The task — From the entries below, print exactly the span beginning with the line holding "Generate a Python" and ending with the line holding "inset_yticks = list(range(0, 91, 10))", endpoints included, and skip any pictures.

Listing —

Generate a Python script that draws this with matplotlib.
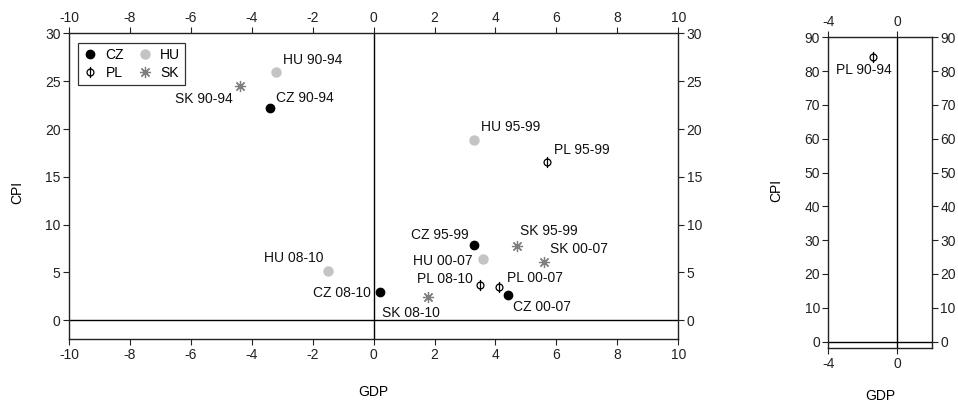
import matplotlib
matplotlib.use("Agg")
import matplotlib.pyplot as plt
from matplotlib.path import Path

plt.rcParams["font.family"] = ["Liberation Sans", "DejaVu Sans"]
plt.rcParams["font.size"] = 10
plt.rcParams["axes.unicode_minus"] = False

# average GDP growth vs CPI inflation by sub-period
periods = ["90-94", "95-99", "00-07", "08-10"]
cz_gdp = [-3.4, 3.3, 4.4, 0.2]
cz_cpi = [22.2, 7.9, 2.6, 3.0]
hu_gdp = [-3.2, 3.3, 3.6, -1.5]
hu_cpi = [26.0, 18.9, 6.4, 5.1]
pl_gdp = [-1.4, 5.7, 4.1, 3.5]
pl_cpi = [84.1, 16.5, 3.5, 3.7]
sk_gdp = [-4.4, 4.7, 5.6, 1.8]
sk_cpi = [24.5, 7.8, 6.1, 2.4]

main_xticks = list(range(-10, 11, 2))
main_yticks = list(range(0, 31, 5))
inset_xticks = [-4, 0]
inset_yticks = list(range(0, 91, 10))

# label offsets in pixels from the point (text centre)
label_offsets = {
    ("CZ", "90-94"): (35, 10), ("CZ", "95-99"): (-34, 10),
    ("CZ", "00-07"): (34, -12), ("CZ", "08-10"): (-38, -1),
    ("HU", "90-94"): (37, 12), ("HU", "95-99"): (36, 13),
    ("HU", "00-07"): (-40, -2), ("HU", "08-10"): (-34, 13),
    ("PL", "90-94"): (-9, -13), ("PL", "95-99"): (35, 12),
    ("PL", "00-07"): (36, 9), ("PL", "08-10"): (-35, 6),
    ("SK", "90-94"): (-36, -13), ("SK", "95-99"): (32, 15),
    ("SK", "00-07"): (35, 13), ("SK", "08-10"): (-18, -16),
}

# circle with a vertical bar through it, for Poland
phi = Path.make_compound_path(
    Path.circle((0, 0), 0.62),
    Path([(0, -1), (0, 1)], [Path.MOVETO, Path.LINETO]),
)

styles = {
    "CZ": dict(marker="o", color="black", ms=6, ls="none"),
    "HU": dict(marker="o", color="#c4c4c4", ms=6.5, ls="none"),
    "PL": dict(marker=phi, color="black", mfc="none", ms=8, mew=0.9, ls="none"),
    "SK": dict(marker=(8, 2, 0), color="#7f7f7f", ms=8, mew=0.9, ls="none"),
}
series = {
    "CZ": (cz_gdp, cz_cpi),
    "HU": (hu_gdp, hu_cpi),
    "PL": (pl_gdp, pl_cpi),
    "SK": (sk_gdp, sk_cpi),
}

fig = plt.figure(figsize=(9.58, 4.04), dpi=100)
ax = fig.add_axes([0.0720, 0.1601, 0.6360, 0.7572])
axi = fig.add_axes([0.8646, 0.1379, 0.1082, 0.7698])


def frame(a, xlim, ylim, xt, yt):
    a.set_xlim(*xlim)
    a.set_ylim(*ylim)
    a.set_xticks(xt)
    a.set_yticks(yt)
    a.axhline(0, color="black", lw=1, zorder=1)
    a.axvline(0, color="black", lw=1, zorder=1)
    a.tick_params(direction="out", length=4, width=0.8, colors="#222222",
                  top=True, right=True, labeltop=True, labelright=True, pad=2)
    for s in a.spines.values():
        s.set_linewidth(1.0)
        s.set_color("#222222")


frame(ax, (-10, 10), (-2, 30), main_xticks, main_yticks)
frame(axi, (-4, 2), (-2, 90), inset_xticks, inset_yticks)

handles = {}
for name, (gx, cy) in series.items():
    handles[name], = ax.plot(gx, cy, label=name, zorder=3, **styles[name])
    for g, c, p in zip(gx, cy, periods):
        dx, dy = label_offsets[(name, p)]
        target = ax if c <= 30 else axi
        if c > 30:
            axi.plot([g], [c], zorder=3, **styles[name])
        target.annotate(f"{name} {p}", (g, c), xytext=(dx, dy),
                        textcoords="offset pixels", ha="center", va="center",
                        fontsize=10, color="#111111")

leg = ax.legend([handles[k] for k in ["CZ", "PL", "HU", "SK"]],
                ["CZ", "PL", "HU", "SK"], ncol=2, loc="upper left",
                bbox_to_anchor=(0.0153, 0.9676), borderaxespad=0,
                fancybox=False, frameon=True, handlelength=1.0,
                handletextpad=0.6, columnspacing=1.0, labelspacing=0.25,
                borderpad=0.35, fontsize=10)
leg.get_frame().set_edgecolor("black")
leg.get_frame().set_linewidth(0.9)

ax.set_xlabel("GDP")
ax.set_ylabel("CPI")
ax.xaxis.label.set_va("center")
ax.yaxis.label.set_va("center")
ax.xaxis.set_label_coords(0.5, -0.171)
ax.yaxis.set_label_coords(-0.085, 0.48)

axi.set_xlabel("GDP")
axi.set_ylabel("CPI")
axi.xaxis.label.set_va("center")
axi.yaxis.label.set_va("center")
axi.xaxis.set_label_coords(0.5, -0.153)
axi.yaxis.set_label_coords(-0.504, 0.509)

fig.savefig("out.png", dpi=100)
...
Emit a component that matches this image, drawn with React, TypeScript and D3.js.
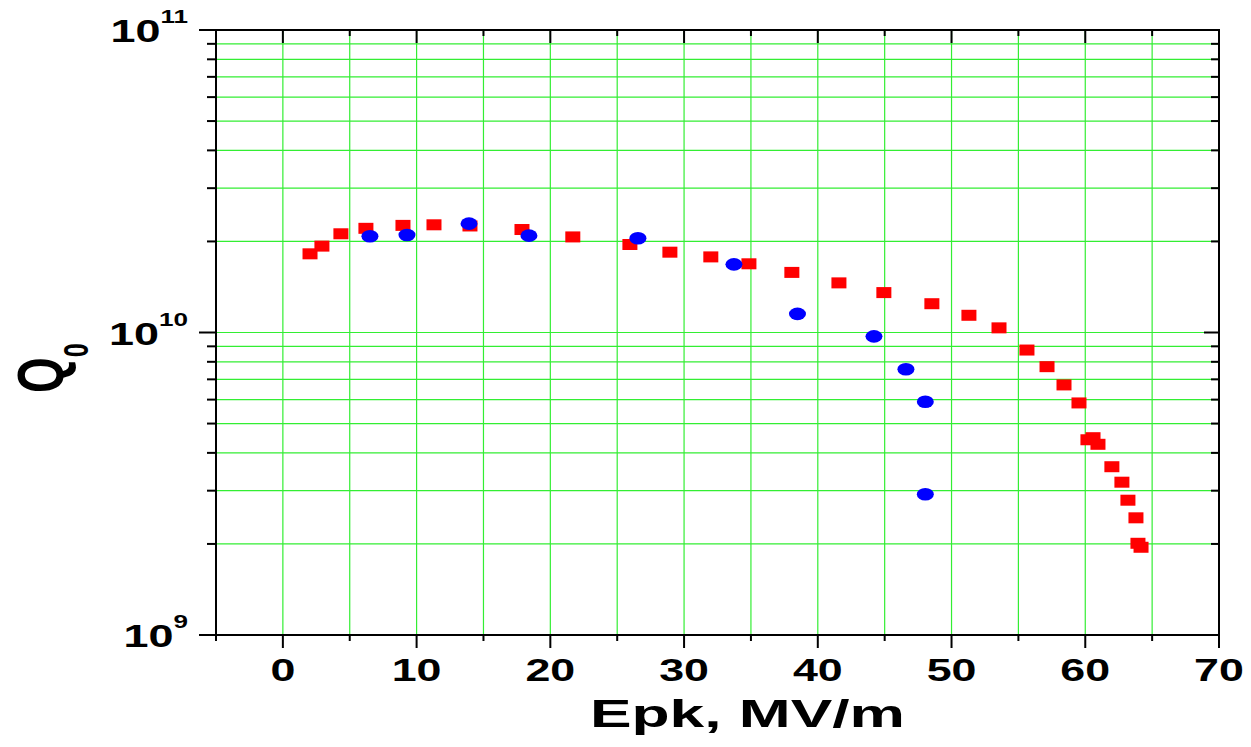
--
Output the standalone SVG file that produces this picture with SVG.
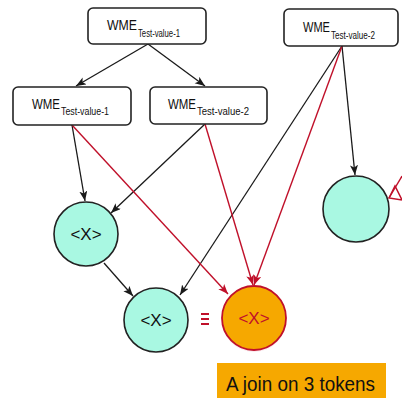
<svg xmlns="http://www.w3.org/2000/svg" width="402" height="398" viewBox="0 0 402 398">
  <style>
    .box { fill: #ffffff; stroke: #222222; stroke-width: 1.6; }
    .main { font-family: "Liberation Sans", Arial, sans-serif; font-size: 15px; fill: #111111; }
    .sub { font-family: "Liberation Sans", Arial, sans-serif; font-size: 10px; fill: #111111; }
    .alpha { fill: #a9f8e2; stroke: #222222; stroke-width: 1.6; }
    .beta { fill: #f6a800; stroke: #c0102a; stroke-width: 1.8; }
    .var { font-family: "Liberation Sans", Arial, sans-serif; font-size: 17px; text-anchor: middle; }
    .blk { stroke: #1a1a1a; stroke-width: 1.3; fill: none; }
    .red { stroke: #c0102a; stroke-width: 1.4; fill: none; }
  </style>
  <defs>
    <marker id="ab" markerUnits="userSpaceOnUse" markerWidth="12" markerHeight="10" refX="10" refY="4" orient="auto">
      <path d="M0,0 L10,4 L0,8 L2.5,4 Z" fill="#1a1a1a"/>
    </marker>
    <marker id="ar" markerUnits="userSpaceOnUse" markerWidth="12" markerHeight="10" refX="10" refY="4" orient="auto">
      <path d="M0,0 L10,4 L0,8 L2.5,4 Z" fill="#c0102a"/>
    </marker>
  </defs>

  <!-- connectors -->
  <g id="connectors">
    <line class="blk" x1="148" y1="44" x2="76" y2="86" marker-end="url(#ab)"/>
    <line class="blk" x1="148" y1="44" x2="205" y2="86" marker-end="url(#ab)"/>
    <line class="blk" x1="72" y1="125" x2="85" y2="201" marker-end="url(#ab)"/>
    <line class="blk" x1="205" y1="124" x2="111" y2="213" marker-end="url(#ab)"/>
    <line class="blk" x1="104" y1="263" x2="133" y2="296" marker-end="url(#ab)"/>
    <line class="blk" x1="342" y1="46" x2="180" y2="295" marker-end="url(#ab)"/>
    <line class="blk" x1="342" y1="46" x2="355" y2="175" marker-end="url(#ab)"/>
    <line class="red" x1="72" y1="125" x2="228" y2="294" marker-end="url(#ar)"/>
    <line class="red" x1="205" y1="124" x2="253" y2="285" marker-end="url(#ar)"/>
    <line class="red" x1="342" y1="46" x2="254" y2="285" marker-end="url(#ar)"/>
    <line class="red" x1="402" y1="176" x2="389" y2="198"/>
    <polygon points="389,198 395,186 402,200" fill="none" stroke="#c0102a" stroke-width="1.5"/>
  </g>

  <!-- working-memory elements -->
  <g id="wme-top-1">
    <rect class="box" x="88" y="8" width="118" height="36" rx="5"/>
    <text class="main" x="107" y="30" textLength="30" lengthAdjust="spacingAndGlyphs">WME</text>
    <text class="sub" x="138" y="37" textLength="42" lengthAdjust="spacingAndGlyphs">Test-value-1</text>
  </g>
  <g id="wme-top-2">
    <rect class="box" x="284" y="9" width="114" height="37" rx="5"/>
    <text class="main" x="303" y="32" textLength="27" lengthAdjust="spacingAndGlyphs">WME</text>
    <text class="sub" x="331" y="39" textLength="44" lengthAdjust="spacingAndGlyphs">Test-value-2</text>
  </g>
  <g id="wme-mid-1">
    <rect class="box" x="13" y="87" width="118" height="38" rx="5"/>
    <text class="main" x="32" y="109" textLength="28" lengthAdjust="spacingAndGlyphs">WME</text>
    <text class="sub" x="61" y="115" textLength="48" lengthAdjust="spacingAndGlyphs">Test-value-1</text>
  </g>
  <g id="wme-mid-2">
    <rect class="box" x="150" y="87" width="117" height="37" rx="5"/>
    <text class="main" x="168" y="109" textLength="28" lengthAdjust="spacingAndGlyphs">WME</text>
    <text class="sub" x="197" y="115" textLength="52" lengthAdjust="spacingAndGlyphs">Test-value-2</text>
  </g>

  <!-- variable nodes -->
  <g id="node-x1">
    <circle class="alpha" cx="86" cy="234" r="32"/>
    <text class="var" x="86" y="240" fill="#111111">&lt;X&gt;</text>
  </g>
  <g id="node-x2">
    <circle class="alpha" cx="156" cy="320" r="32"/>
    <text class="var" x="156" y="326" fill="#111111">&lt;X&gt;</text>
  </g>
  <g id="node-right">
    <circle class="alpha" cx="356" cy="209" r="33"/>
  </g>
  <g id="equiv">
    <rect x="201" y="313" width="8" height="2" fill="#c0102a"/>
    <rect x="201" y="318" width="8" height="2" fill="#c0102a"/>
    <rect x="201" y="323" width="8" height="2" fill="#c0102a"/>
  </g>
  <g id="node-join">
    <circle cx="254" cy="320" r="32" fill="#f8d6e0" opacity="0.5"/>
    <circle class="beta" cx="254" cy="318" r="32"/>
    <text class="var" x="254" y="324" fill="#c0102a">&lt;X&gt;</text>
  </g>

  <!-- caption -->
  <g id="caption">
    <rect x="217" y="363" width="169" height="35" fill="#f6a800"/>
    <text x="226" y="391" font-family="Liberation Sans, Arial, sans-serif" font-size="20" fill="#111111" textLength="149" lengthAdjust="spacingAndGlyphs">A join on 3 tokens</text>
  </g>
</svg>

Solution below —
Generate a Python script that draws this with matplotlib.
import matplotlib
matplotlib.use("Agg")
import matplotlib.pyplot as plt
from matplotlib.path import Path

plt.rcParams["font.family"] = ["Liberation Sans", "DejaVu Sans"]
plt.rcParams["font.size"] = 10
plt.rcParams["axes.unicode_minus"] = False

# average GDP growth vs CPI inflation by sub-period
periods = ["90-94", "95-99", "00-07", "08-10"]
cz_gdp = [-3.4, 3.3, 4.4, 0.2]
cz_cpi = [22.2, 7.9, 2.6, 3.0]
hu_gdp = [-3.2, 3.3, 3.6, -1.5]
hu_cpi = [26.0, 18.9, 6.4, 5.1]
pl_gdp = [-1.4, 5.7, 4.1, 3.5]
pl_cpi = [84.1, 16.5, 3.5, 3.7]
sk_gdp = [-4.4, 4.7, 5.6, 1.8]
sk_cpi = [24.5, 7.8, 6.1, 2.4]

main_xticks = list(range(-10, 11, 2))
main_yticks = list(range(0, 31, 5))
inset_xticks = [-4, 0]
inset_yticks = list(range(0, 91, 10))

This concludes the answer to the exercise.